This campaign aims to raise awareness among EU citizens, particularly those interested in owning exotic pets, about the strict regulations in place and the wider implications of this trade.
The EU is a key market for exotic pets, including reptiles, amphibians, ornamental birds, and fish. While many of these animals are traded legally, there is a substantial illegal market fueled by traffickers exploiting loopholes and using various platforms like e-commerce sites, social media, fairs, and pet shops. This illegal trade not only profits traffickers but also poses severe threats to biodiversity and public health.
TRAFFIC and WWF’s campaign seeks to inform potential pet owners about the legal and sustainable ways to acquire exotic pets. Emilie Van der Henst, Senior Manager Wildlife Trafficking at TRAFFIC, emphasized the necessity of understanding the rules to avoid contributing to wildlife trafficking. Similarly, Stéphane Ringuet of WWF France highlighted the importance of recognizing and following regulations, not just for responsible pet ownership but also for safeguarding against conservation, legal, health, and financial risks.
The illegal wildlife trade, which generates billions of Euros annually, has significant negative impacts on biodiversity, human livelihoods, and national security in source countries.

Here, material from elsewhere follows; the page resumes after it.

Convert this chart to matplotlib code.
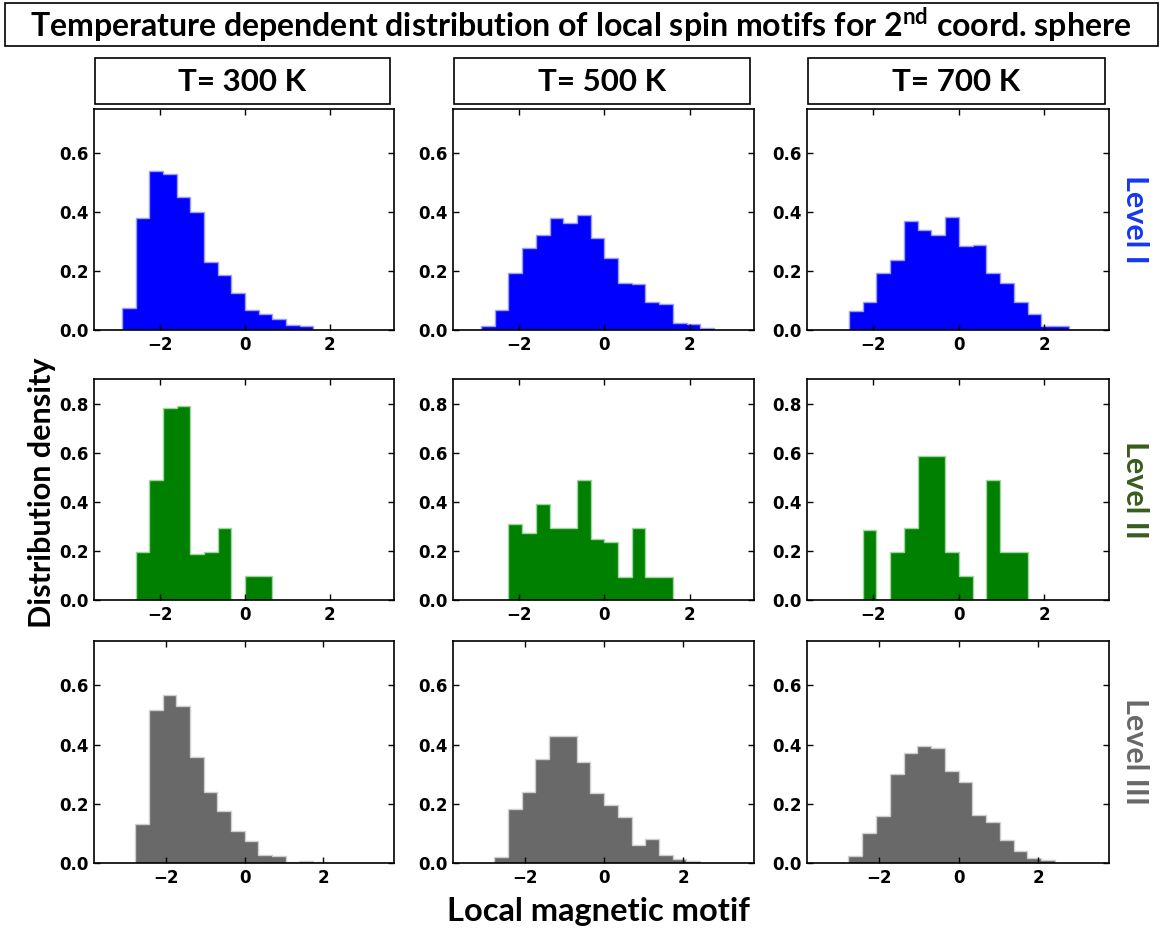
import numpy as np
import matplotlib
matplotlib.use("Agg")
import matplotlib.pyplot as plt
from matplotlib.patches import Rectangle

# Histogram heights (density), one list per panel.
# Bins are uniform; first_bin is the index of the left edge in units of the bin width.
temps = ["T= 300 K", "T= 500 K", "T= 700 K"]
levels = ["Level I", "Level II", "Level III"]

bin_width_12 = 0.3216   # levels I and II
bin_width_3 = 0.347     # level III

lvl1_300 = [0.075, 0.380, 0.541, 0.529, 0.451, 0.401, 0.231, 0.188, 0.127, 0.068, 0.053, 0.036, 0.016, 0.0135]
lvl1_500 = [0.0135, 0.068, 0.195, 0.279, 0.324, 0.381, 0.363, 0.389, 0.312, 0.244, 0.161, 0.156, 0.094, 0.087,
            0.025, 0.019, 0.008]
lvl1_700 = [0.063, 0.096, 0.195, 0.239, 0.370, 0.339, 0.321, 0.385, 0.286, 0.290, 0.192, 0.159, 0.095, 0.053,
            0.0135, 0.0135]
lvl1_first = [-9, -9, -8]

lvl2_300 = [0.194, 0.489, 0.782, 0.792, 0.186, 0.194, 0.293, 0.0, 0.096, 0.096]
lvl2_500 = [0.310, 0.274, 0.389, 0.292, 0.292, 0.488, 0.248, 0.237, 0.095, 0.292, 0.095, 0.095]
lvl2_700 = [0.286, 0.0, 0.194, 0.293, 0.586, 0.586, 0.194, 0.096, 0.0, 0.489, 0.194, 0.194]
lvl2_first = [-8, -7, -7]

lvl3_300 = [0.133, 0.517, 0.567, 0.529, 0.359, 0.239, 0.174, 0.108, 0.074, 0.027, 0.0225, 0.0045, 0.0056, 0.002]
lvl3_500 = [0.019, 0.182, 0.241, 0.352, 0.428, 0.430, 0.342, 0.237, 0.195, 0.154, 0.061, 0.081, 0.027, 0.0146,
            0.0056]
lvl3_700 = [0.024, 0.102, 0.158, 0.300, 0.373, 0.394, 0.390, 0.311, 0.272, 0.162, 0.140, 0.079, 0.039, 0.018,
            0.011]
lvl3_first = [-8, -8, -8]

x_ticks = [-2, 0, 2]
y_ticks_short = [0.0, 0.2, 0.4, 0.6]
y_ticks_tall = [0.0, 0.2, 0.4, 0.6, 0.8]

rows = [
    dict(data=[lvl1_300, lvl1_500, lvl1_700], first=lvl1_first, w=bin_width_12,
         fc="#0000ff", ec="#9c9cff", lab="#1537f5", ylim=0.75, yt=y_ticks_short, xlim=(-3.55, 3.51)),
    dict(data=[lvl2_300, lvl2_500, lvl2_700], first=lvl2_first, w=bin_width_12,
         fc="#008000", ec="#9fd69f", lab="#385c1d", ylim=0.9, yt=y_ticks_tall, xlim=(-3.55, 3.51)),
    dict(data=[lvl3_300, lvl3_500, lvl3_700], first=lvl3_first, w=bin_width_3,
         fc="#696969", ec="#cfcfcf", lab="#686868", ylim=0.75, yt=y_ticks_short, xlim=(-3.82, 3.79)),
]

W, H = 1166, 936
plt.rcParams["mathtext.fontset"] = "custom"
plt.rcParams["mathtext.rm"] = "Lato"
plt.rcParams["mathtext.bf"] = "Lato:bold"

fig = plt.figure(figsize=(W / 100, H / 100), dpi=100)


def px_box(x0, y0, x1, y1, lw=1.2):
    fig.add_artist(Rectangle((x0 / W, 1 - y1 / H), (x1 - x0) / W, (y1 - y0) / H,
                             transform=fig.transFigure, fill=False, ec="black", lw=lw))


col_x = [(94, 394), (453, 754), (807, 1109)]
row_y = [(109, 330), (379, 600), (641, 863)]

for r, row in enumerate(rows):
    for c in range(3):
        x0, x1 = col_x[c]
        y0, y1 = row_y[r]
        ax = fig.add_axes([x0 / W, 1 - y1 / H, (x1 - x0) / W, (y1 - y0) / H])
        heights = np.array(row["data"][c])
        edges = (row["first"][c] + np.arange(len(heights) + 1)) * row["w"]
        ax.stairs(heights, edges, fill=True, facecolor=row["fc"], edgecolor=row["ec"], lw=1.0)
        ax.set_xlim(*row["xlim"])
        ax.set_ylim(0, row["ylim"])
        ax.set_xticks(x_ticks)
        ax.set_yticks(row["yt"])
        ax.set_xticklabels(["\u22122", "0", "2"])
        ax.set_yticklabels([f"{v:.1f}" for v in row["yt"]])
        ax.tick_params(direction="in", top=True, right=True, length=4, width=1,
                       labelsize=12, pad=4)
        for lbl in ax.get_xticklabels() + ax.get_yticklabels():
            lbl.set_fontweight("bold")
        for s in ax.spines.values():
            s.set_linewidth(1.2)

# title and column headers
px_box(5, 3, 1158, 46)
fig.text(581 / W, 1 - 25 / H,
         r"Temperature dependent distribution of local spin motifs for 2$^{\mathbf{nd}}$ coord. sphere",
         family="Lato", weight="bold", fontsize=23, ha="center", va="center")

for c, t in enumerate(temps):
    x0, x1 = col_x[c]
    px_box(x0 + 1, 58, x1 - 4, 104)
    fig.text((x0 + x1 - 3) / 2 / W, 1 - 82 / H, t, family="Lato", weight="bold",
             fontsize=22.5, ha="center", va="center")

# row labels on the right
for r, row in enumerate(rows):
    y0, y1 = row_y[r]
    fig.text(1135 / W, 1 - (y0 + y1) / 2 / H, levels[r], family="Lato", weight="bold",
             fontsize=22, color=row["lab"], rotation=-90, ha="center", va="center")

fig.text(42 / W, 1 - 493 / H, "Distribution density", family="Lato", weight="bold",
         fontsize=22, rotation=90, ha="center", va="center")
fig.text(598 / W, 1 - 912 / H, "Local magnetic motif", family="Lato", weight="bold",
         fontsize=23.5, ha="center", va="center")

fig.savefig("out.png", dpi=100)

Additionally, it poses global health risks by circumventing veterinary checks and potentially introducing invasive species to European ecosystems.
Recent efforts have been made to monitor and crack down on this trade. Between 2018 and 2021, thousands of live birds, reptiles, and amphibians were seized each year in the EU, many intended for the illegal exotic pet market. In 2022, a joint operation by TRAFFIC, WWF, IFAW, and EUROPOL led to numerous wildlife seizures and arrests.
This campaign is part of the broader UNITE project, which unites law enforcement, NGOs, EU and international agencies, and the private sector to combat environmental crime. It is funded by the European Commission’s Directorate General for Home Affairs and led by various European police forces and NGOs.